Locate each line below that includes "this" and reproduce it.

A block of data
%%
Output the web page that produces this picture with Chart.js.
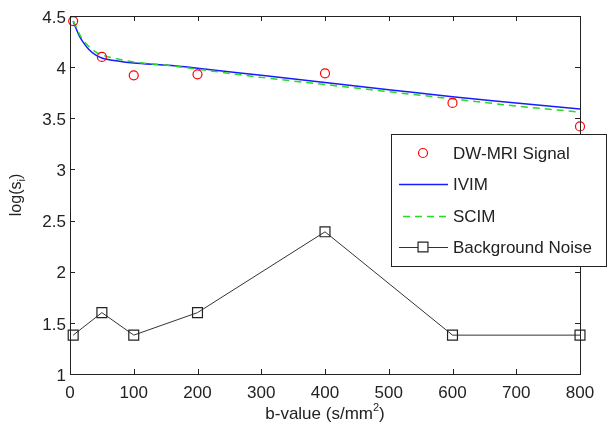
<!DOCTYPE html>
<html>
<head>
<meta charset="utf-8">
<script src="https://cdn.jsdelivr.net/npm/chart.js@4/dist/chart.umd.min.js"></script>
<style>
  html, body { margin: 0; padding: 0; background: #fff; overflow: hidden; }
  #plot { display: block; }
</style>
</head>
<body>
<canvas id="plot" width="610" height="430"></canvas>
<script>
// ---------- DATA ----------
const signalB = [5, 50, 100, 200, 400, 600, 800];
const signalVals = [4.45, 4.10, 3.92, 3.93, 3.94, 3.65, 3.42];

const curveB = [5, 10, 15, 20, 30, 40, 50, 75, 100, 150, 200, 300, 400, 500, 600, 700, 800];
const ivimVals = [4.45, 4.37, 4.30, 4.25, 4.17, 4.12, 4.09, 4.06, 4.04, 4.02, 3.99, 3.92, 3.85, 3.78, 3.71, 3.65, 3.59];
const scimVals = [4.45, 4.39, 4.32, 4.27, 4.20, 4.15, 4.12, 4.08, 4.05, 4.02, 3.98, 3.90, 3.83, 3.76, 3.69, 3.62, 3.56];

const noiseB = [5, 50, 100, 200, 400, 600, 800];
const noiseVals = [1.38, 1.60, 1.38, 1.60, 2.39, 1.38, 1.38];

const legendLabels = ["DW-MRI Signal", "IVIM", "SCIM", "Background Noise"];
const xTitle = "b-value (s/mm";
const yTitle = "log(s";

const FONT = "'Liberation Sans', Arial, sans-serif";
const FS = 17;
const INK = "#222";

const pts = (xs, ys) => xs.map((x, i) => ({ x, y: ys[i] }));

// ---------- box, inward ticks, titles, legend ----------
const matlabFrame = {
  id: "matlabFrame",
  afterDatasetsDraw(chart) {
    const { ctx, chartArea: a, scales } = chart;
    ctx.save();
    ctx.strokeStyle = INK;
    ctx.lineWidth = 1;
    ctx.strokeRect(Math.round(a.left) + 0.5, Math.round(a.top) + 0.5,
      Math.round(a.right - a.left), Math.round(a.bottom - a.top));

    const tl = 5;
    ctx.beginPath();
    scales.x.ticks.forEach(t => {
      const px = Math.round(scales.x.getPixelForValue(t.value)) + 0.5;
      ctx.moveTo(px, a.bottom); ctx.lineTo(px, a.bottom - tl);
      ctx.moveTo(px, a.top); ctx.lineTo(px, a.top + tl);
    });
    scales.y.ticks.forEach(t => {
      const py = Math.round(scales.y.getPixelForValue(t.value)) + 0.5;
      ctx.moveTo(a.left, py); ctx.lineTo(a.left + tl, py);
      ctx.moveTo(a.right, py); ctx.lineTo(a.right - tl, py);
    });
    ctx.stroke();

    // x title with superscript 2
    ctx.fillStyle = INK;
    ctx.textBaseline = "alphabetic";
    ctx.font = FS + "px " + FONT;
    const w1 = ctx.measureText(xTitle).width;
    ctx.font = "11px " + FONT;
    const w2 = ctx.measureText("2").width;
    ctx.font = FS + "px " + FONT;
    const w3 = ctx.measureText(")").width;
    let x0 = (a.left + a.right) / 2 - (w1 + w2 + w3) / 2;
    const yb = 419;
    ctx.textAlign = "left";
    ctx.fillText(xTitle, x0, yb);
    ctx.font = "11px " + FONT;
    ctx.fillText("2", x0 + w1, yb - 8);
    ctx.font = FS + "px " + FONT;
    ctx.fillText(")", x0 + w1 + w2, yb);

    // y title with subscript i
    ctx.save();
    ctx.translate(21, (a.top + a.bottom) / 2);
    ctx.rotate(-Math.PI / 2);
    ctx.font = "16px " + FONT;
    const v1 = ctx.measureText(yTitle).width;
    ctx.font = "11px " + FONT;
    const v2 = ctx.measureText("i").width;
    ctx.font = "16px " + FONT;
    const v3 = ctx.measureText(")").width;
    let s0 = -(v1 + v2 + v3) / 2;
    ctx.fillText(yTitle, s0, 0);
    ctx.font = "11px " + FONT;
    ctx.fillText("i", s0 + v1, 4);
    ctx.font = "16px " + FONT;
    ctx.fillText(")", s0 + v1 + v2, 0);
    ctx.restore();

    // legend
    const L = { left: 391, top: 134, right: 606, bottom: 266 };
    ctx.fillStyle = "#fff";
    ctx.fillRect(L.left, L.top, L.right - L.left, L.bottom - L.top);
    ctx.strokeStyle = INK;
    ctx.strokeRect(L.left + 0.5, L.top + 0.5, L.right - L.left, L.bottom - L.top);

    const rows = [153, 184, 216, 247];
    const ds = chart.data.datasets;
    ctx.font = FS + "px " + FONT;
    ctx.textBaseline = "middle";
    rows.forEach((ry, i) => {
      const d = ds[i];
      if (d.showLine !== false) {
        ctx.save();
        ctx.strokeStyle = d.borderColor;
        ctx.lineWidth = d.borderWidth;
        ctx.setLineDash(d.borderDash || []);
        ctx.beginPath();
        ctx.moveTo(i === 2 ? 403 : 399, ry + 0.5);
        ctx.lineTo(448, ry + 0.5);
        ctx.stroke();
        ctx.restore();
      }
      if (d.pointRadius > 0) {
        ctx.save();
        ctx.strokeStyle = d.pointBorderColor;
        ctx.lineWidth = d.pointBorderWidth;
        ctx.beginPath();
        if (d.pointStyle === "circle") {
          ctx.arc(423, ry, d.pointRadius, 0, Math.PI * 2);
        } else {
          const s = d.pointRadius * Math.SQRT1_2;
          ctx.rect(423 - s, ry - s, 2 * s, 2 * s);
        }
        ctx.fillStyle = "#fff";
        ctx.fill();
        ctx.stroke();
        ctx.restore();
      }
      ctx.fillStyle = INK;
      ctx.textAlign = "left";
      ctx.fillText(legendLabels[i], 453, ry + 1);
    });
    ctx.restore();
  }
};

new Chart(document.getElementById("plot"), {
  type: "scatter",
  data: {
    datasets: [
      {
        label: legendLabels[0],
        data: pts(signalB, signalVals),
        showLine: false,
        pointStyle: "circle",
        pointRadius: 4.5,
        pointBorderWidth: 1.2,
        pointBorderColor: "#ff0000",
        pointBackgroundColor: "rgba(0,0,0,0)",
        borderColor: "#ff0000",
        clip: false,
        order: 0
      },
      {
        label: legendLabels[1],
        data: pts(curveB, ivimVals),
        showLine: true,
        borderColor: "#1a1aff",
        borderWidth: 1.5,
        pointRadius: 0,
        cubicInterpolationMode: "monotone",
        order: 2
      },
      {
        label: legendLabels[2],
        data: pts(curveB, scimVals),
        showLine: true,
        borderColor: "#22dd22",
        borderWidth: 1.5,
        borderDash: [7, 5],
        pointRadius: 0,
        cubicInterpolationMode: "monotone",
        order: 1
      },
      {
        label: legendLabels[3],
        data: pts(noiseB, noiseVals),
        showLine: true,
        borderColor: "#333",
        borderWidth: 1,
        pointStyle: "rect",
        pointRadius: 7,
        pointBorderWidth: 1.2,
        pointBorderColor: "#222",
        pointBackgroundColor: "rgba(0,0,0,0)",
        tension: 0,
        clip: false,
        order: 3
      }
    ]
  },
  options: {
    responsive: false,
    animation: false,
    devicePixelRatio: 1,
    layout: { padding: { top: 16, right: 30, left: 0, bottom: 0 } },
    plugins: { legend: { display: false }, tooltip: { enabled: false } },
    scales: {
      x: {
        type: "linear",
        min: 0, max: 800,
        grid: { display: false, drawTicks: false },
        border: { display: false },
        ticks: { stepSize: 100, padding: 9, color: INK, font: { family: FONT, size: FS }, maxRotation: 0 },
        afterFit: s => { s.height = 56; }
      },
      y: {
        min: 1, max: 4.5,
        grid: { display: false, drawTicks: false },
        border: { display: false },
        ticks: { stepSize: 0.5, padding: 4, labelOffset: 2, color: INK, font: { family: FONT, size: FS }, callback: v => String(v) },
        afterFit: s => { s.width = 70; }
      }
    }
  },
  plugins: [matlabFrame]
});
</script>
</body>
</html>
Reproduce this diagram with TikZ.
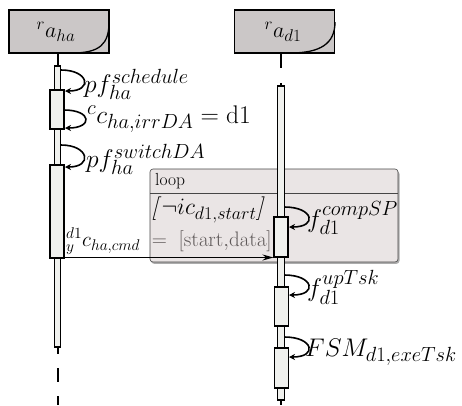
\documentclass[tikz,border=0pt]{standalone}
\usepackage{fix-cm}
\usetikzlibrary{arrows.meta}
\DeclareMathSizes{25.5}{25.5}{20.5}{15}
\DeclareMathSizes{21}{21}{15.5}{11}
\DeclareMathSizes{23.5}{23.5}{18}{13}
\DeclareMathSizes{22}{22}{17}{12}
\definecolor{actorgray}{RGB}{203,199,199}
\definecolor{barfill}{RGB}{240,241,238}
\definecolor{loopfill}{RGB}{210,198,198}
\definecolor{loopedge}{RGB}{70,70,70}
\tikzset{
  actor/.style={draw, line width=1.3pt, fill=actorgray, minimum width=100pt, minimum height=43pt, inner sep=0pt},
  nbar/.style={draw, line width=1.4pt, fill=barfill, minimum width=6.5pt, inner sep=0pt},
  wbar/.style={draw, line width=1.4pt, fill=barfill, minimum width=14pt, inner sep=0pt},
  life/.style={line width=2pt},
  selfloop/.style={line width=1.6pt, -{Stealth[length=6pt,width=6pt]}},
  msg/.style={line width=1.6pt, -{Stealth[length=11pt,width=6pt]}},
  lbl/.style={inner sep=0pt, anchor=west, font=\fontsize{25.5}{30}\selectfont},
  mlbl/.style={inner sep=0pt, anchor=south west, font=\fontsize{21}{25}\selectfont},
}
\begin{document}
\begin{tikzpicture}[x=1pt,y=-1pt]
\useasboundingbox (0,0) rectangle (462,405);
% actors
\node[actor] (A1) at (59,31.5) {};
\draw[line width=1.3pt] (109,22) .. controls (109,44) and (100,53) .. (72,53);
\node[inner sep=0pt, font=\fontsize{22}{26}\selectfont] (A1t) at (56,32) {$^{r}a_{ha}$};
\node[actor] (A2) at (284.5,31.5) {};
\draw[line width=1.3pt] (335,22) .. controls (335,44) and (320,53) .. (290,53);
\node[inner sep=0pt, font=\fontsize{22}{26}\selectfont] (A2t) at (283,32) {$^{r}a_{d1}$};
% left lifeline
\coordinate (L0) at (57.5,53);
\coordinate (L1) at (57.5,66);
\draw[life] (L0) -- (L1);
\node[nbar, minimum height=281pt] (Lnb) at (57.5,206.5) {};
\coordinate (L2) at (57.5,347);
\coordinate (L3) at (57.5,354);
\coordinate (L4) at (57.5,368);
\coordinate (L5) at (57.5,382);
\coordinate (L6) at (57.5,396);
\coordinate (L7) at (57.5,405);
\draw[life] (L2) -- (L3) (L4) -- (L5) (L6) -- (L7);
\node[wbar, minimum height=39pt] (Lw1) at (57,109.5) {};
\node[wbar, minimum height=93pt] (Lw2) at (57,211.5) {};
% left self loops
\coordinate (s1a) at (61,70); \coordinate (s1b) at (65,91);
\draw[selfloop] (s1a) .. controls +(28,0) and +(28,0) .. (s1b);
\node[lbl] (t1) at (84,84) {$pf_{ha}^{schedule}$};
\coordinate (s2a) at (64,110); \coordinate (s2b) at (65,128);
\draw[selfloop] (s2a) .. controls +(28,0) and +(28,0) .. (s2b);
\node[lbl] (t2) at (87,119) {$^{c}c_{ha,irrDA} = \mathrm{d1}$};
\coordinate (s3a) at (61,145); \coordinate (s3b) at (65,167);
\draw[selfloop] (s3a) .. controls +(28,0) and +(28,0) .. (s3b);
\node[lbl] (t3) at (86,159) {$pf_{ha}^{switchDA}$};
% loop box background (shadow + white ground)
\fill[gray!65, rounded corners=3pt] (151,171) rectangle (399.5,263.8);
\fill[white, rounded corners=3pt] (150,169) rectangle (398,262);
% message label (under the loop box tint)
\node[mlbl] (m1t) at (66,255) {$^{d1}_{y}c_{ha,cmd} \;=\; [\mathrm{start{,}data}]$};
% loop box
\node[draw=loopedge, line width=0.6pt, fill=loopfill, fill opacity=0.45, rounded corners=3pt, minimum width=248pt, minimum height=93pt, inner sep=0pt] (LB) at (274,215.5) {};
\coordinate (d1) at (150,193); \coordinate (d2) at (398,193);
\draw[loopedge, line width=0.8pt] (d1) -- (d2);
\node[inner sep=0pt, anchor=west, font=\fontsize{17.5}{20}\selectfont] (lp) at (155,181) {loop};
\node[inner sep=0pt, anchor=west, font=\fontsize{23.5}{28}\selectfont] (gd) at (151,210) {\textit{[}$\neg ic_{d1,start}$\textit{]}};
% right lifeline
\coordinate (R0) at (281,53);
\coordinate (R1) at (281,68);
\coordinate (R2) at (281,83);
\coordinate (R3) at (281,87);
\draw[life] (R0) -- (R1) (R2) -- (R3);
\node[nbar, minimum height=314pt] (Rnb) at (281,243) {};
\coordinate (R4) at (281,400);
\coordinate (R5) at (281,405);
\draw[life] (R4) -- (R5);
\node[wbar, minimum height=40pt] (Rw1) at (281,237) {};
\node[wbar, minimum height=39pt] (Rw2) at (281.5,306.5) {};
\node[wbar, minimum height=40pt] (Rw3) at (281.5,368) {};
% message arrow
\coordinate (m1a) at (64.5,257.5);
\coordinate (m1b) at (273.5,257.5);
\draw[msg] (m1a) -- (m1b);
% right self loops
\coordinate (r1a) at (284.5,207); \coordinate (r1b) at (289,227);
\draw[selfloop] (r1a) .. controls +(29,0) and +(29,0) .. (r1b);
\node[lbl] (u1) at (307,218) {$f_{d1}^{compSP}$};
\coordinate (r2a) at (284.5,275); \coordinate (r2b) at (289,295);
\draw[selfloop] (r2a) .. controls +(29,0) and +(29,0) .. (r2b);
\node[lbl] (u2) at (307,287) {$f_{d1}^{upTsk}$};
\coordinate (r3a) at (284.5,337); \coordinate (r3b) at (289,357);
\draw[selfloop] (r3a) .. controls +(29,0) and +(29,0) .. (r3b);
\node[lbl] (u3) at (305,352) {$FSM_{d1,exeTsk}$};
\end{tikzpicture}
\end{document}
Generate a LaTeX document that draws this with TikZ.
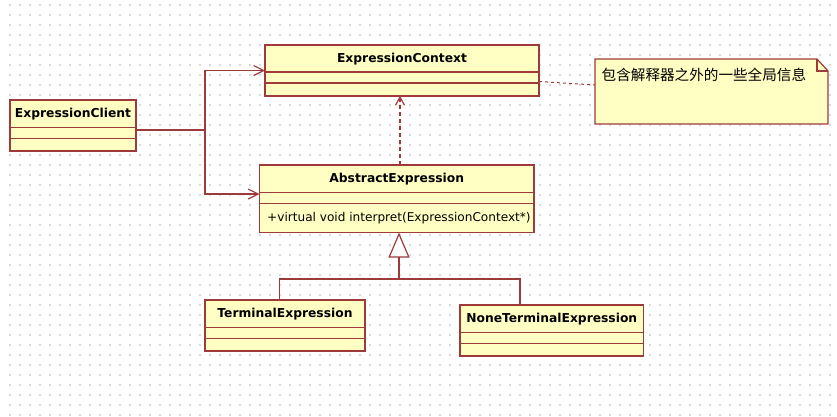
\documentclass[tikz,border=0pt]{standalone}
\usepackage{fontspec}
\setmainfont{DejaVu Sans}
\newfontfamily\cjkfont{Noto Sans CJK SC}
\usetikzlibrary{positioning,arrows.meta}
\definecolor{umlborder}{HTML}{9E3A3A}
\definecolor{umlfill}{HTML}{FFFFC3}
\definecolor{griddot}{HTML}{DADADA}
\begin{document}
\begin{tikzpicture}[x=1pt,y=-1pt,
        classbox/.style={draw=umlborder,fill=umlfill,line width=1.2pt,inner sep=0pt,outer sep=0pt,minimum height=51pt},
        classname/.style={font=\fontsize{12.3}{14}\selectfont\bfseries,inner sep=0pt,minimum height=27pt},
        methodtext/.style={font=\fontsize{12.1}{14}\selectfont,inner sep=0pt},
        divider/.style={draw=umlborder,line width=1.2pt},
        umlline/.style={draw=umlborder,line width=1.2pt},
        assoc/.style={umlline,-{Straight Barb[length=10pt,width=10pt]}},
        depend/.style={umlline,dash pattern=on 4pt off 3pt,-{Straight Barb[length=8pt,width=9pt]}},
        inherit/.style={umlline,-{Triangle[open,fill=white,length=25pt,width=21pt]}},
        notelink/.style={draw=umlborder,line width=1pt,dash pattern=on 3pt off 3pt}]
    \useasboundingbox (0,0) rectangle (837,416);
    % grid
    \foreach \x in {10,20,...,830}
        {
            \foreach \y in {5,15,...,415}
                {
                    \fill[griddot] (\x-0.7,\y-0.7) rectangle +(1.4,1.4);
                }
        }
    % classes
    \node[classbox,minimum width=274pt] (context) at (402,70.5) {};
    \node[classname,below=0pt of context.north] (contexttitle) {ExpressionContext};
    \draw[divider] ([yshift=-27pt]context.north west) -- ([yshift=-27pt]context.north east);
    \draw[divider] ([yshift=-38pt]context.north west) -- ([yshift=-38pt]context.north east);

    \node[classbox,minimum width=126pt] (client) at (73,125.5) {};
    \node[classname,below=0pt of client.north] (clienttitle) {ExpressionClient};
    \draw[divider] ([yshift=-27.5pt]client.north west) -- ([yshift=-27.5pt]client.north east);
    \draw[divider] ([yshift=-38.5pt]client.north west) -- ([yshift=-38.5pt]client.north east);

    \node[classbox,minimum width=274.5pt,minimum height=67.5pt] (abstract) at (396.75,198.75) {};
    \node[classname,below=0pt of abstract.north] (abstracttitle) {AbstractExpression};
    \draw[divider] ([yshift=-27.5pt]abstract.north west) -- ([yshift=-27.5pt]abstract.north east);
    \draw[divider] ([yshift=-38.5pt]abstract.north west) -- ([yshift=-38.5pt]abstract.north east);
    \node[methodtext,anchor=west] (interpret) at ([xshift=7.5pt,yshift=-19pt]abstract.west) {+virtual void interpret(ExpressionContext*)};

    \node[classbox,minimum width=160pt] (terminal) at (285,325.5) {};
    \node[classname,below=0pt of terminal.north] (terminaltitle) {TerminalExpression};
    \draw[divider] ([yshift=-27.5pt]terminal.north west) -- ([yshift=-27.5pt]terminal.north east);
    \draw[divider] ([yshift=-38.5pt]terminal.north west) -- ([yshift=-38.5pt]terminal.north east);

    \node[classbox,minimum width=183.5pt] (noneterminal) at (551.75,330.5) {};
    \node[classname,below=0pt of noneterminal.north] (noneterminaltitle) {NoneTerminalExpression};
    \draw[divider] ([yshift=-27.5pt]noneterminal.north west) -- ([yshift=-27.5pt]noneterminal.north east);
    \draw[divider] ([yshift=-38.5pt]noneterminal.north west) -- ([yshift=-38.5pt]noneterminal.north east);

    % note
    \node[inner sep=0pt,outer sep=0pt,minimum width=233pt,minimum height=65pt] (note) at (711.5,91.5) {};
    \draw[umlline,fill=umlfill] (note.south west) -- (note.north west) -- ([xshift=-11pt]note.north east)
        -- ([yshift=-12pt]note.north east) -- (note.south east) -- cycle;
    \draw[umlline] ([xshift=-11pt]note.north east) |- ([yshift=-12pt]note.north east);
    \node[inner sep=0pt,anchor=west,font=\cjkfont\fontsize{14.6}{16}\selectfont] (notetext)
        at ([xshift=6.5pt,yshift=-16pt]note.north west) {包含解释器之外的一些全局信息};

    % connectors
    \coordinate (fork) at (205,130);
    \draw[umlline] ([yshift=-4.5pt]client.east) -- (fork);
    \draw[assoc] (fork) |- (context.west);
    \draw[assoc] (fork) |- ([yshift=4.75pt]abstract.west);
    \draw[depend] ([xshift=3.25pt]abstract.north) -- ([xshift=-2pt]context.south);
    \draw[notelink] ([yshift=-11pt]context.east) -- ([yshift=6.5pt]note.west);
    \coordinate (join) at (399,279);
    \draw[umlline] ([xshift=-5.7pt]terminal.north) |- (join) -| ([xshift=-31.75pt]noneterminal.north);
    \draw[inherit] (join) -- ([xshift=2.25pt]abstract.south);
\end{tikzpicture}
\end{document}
%%
SOLUTION BELOW
Output the web page that produces this picture with Chart.js.
Reproduce this diagram with TikZ.
Generate a LaTeX document that draws this with TikZ.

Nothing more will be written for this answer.